*Exercise directions:*
Nothing outside the range is to be copied. From the entries below, reproduce exactly the lines starting at the one with "What Apache ECharts" and ending at the one with "const innerValue = 20;", without pictures.

*Input rows:*
<<<<
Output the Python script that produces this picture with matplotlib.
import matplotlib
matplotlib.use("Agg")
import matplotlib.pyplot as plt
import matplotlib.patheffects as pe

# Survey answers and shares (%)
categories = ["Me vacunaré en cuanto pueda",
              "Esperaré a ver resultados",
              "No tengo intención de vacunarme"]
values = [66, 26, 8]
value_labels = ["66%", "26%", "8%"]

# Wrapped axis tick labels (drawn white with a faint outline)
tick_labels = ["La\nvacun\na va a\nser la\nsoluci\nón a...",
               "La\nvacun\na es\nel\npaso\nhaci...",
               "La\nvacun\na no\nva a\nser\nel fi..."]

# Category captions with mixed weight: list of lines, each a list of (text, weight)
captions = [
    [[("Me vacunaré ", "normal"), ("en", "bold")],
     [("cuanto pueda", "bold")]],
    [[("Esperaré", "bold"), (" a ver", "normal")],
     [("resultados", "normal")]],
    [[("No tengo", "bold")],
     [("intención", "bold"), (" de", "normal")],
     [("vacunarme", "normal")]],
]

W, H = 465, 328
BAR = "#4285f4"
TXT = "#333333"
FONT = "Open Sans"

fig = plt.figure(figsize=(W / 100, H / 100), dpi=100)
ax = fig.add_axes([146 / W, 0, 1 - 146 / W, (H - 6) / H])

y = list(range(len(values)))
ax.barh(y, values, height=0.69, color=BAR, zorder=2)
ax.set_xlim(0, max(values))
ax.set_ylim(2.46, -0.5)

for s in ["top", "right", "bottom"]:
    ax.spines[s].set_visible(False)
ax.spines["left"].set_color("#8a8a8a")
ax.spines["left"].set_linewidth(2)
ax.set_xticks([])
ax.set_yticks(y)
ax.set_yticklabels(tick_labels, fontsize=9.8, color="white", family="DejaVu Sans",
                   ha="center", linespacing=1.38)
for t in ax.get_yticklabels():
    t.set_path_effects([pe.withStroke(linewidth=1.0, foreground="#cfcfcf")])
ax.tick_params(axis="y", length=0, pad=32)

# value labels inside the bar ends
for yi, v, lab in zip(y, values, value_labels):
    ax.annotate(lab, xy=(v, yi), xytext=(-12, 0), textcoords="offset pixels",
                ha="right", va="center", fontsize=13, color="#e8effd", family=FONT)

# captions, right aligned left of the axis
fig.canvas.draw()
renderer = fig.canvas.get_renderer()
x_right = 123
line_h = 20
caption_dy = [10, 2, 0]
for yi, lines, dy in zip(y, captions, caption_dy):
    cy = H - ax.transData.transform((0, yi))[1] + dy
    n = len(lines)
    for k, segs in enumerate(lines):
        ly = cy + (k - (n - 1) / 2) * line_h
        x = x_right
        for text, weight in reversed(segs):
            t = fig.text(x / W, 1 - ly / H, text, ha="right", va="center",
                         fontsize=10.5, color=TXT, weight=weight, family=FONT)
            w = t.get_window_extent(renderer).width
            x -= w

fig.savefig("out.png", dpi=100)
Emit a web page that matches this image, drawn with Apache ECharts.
>>>>
<<<<
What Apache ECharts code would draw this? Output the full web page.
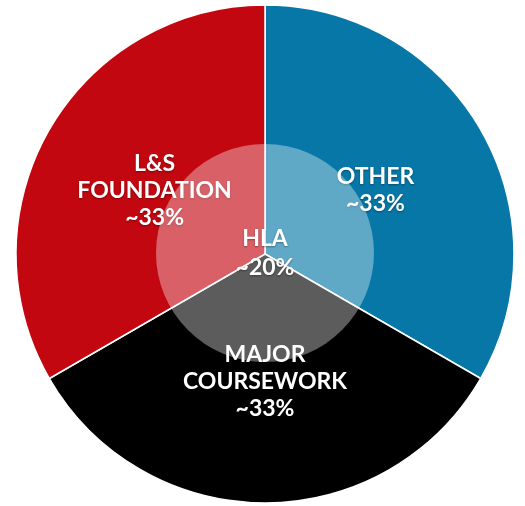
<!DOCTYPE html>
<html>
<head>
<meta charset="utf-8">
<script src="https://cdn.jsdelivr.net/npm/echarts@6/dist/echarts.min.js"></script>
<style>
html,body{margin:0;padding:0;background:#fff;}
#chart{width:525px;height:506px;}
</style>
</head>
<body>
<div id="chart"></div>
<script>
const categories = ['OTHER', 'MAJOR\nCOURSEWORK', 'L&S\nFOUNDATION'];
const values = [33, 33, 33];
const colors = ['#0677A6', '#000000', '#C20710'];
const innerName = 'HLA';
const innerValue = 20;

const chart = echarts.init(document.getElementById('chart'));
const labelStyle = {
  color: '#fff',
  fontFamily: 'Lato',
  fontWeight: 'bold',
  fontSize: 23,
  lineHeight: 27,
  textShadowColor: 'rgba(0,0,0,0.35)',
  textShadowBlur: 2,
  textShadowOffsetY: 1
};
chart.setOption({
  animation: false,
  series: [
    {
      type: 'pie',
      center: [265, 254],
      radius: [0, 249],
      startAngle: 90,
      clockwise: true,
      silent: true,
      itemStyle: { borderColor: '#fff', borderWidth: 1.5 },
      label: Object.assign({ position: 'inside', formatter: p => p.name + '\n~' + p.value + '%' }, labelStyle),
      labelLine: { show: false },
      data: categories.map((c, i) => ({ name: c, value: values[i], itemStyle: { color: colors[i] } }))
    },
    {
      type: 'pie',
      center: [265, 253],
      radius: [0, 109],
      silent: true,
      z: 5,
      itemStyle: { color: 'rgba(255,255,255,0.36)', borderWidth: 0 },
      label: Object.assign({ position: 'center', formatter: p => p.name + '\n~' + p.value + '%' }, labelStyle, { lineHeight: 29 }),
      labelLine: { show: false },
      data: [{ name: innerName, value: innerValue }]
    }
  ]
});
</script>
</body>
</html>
>>>>
<<<<
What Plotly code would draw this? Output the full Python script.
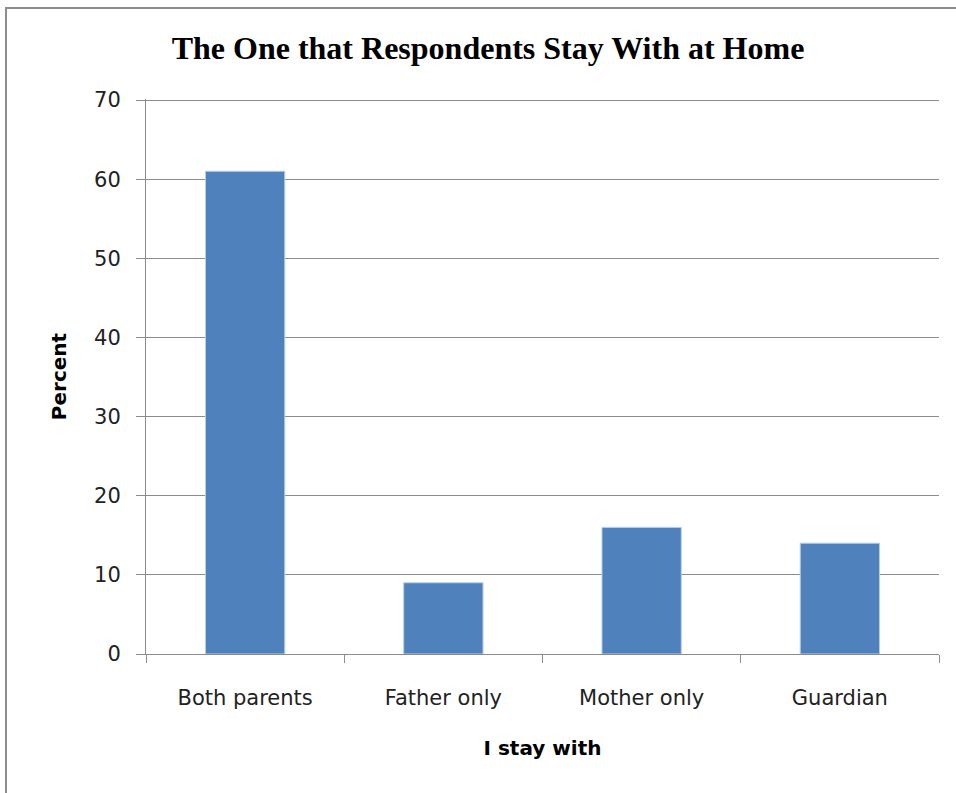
>>>>
*Solved problem:*
What Apache ECharts code would draw this? Output the full web page.
<!DOCTYPE html>
<html>
<head>
<meta charset="utf-8">
<script src="https://cdn.jsdelivr.net/npm/echarts@6/dist/echarts.min.js"></script>
<style>
html,body{margin:0;padding:0;background:#fff;}
#chart{width:525px;height:506px;}
</style>
</head>
<body>
<div id="chart"></div>
<script>
const categories = ['OTHER', 'MAJOR\nCOURSEWORK', 'L&S\nFOUNDATION'];
const values = [33, 33, 33];
const colors = ['#0677A6', '#000000', '#C20710'];
const innerName = 'HLA';
const innerValue = 20;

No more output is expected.